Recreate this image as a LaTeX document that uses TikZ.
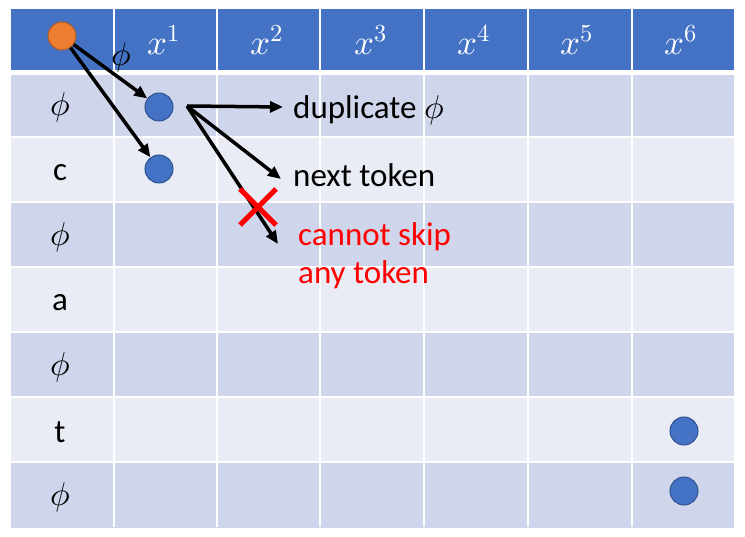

---

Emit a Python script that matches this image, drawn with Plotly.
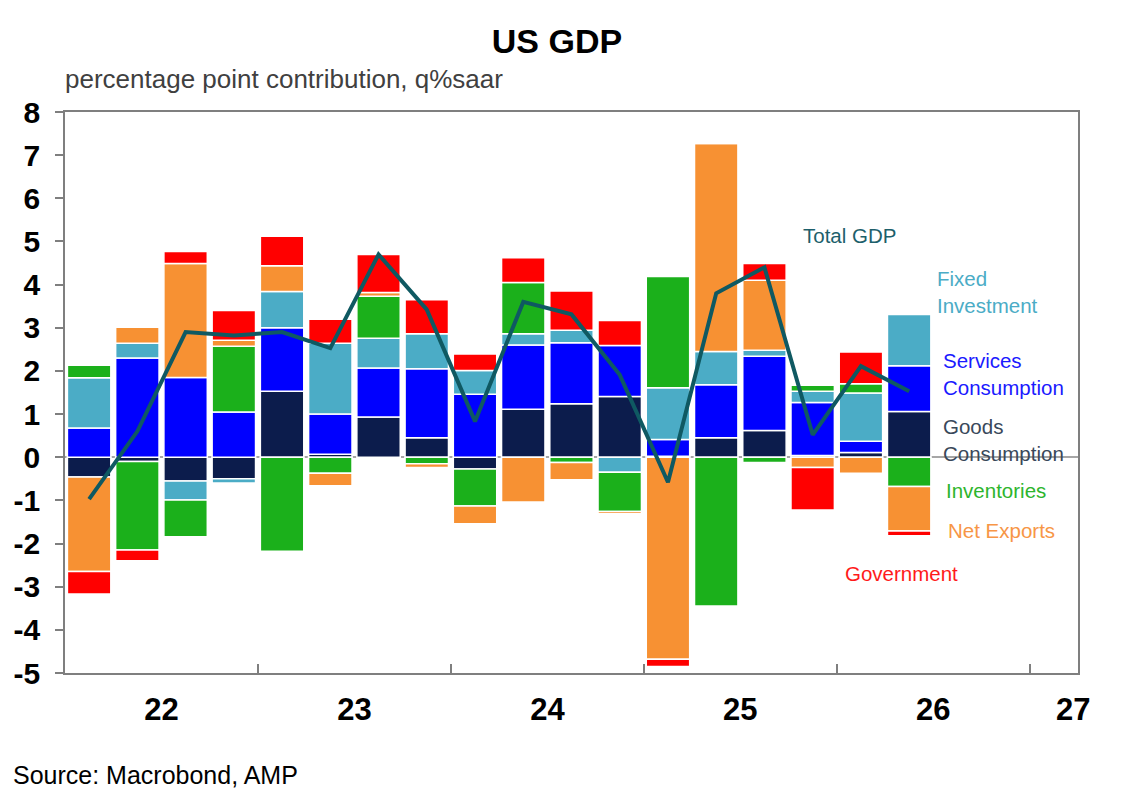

==

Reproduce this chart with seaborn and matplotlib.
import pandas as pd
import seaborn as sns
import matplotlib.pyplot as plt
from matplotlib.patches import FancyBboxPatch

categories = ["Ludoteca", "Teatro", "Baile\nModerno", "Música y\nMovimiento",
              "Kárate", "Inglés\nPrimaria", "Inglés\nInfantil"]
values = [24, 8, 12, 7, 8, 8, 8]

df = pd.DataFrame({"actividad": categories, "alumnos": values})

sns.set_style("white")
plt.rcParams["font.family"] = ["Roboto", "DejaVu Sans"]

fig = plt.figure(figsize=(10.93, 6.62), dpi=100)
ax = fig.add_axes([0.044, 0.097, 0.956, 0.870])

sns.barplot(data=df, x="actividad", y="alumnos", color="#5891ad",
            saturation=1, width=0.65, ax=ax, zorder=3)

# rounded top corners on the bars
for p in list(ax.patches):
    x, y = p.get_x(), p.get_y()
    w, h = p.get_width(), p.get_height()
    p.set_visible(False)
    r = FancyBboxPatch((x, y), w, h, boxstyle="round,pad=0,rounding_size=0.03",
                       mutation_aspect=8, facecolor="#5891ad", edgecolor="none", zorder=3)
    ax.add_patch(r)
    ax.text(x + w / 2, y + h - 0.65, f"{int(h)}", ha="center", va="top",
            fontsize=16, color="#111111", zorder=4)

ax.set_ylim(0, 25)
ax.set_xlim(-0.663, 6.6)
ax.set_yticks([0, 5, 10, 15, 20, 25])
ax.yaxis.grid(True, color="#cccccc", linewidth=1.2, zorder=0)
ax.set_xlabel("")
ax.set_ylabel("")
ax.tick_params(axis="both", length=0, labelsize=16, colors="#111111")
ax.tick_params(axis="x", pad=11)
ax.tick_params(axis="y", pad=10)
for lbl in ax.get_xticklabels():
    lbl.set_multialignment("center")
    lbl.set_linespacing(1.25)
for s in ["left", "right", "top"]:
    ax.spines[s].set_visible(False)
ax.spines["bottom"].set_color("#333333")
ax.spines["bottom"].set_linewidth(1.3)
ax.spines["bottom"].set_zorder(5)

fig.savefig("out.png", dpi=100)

* [Exercise requirements]
The lines to collect are those holding the string "that"; copy them all.

* [Answer to the exercise]
Recreate this image as a LaTeX document that uses TikZ.
Emit a Python script that matches this image, drawn with Plotly.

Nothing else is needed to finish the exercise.